Copyright 2013 First Presbyterian Church of Waverly, Ohio. Used by permission.

Thursday, April 4, 2013

Resurrection Changes Things


March 31, 3013 - Easter Sunday
Resurrection Changes Things
Luke 24:1-12, 36-48;
Isaiah 65:17-25; 1 Corinthians 15:19-26

Do you remember where you were when Jesus was raised? No, I’m not suggesting that some of you are old enough to have been around back then. Actually I am suggesting just the opposite. None of us were there. None of us went to the garden. None of us discovered the stone rolled away from the tomb opening. None of us were startled by the appearance of the two men who asked us why we were looking for the living among the dead. None of us had the opportunity to remember what Jesus kept saying about being arrested, crucified, and rising.

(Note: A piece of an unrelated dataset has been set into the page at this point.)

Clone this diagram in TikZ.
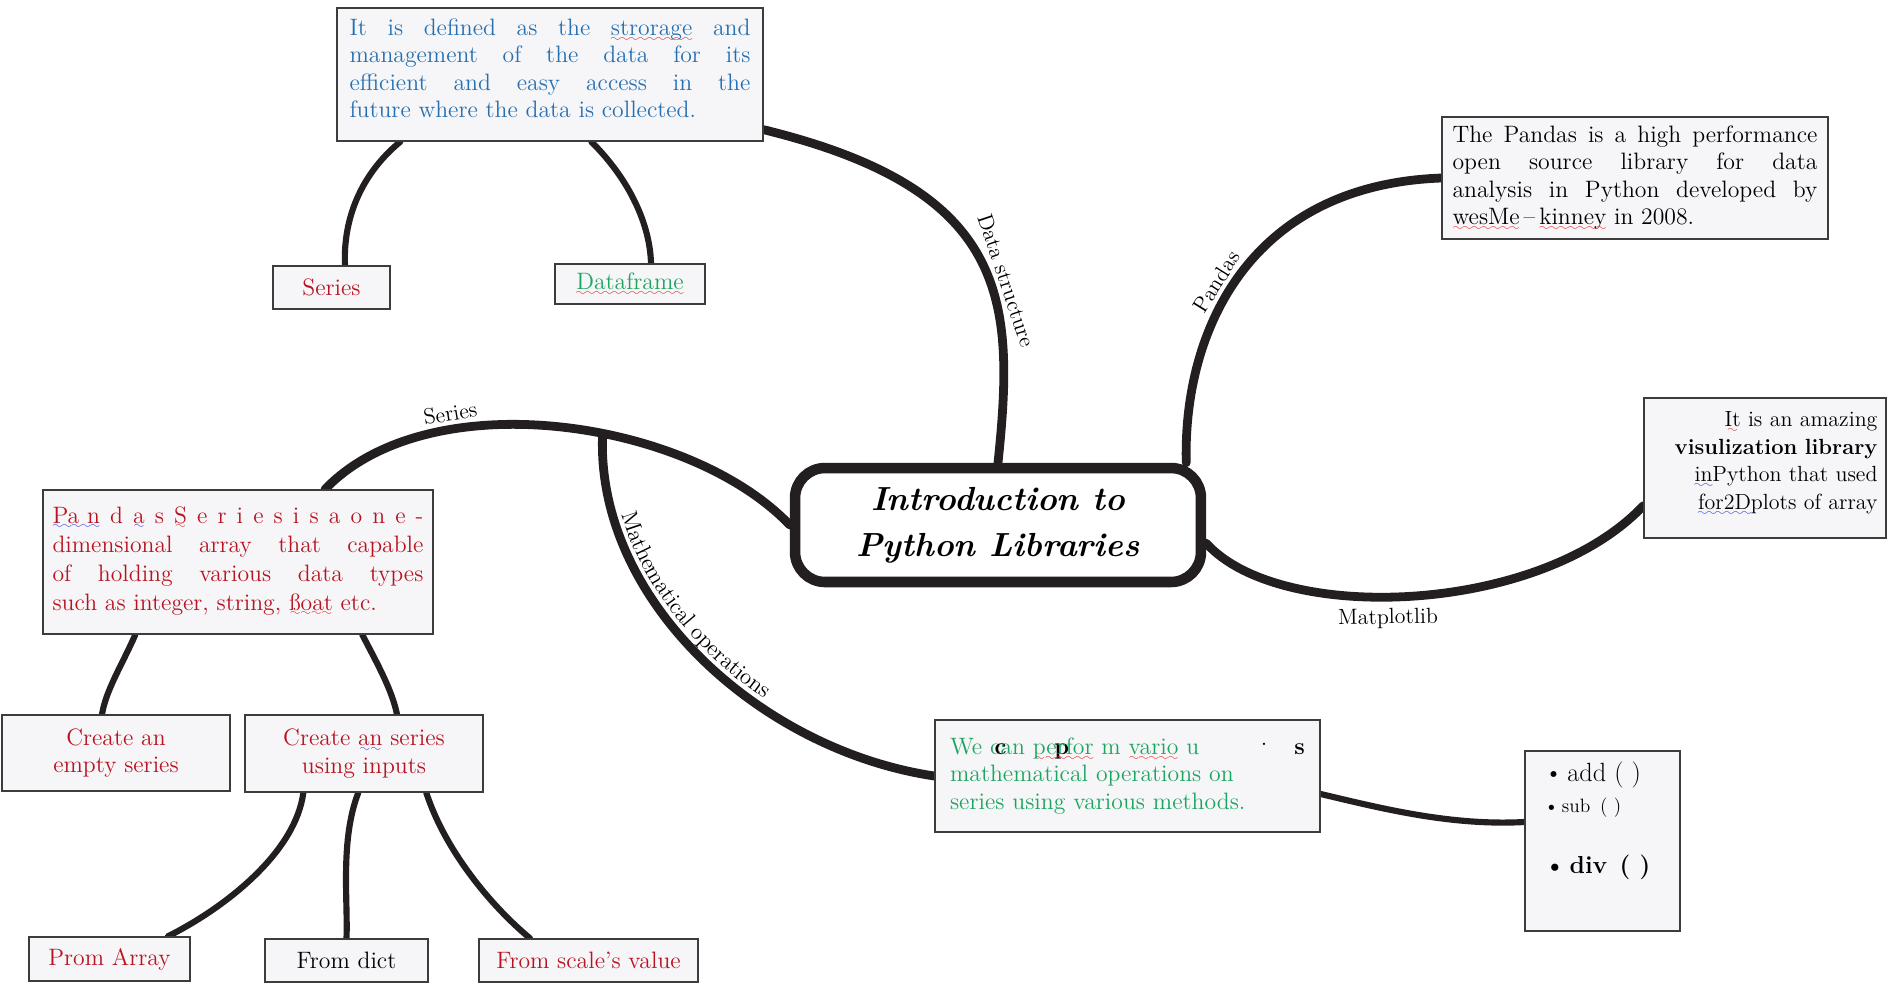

Our memories are better about other things. We remember where we were and what we were doing when key events in our personal lives or the life of the community happened. Events like the bombing of Pearl Harbor, the assassination of President Kennedy, the events of 9/11, the 1960 World Series seventh game, ninth inning, game-winning walk-off home run by Pirate Bill Mazeroski, the first human steps on the moon by Neil Armstrong and Buzz Aldrin, the confirmation of Sandra Day O’Connor as the first woman associate justice of the Supreme Court, the last episode of M*A*S*H. Each of us could add many other event memories, all the way from the deeply personal to those that changed national history.

We experienced those things. They are permanent entries on the Facebook time-lines of our lives. Emotions which run the gamut from tribulation to trauma help to make up who we are.

There are three words that can either clear a room or bring people to rapt attention: “I remember when....” Psychologists tell us that we don’t remember some of our earliest memories. We remember them because we heard about them so often that we can recite all the details as if we really did remember the event. For example, when I was around two years old, I named my first dog. Dad brought this young blond cocker spaniel mix home from work in order to save it. Dad showed the dog to me and I said, “Do, do,” because I couldn’t say “dog.” That became her name “Dodo.” I remember that – not. What I remember is the story.

Isn’t that where we are with the resurrection? We don’t remember it for real. None of us are 2,000 years old, as much as we might feel like it some days. We remember the story. Or stories. The four gospel writers give us the basic details of the tomb being empty, but then add in their own special “memories.” John may have been the only one to actually see the empty tomb. Mark and Matthew may have seen the risen Christ. Luke gathered the first person memories for retelling.

We are at a disadvantage because we weren’t there. We have to take at face value what the Gospel writers and Paul tell us in their writings. And there is no real way of testing what we read. Our knowledge of the resurrection is mostly in our heads. We know the story so well that it is almost as if we were there.

And that is an advantage. If we had been there, we would have reacted in the same ways as the women and disciples did on finding the tomb empty or on having the risen Lord suddenly pop into their midst. According to Luke the women didn’t know what to make of the stone being rolled away from the tomb and its empty cavern. They were frightened and they cowered when the two brightly-clothed men broke into their confusion to ask why they were looking for the living among the dead.  The women must have appeared hysterical when they went and told the disciples the news, for it struck the disciples as nonsense.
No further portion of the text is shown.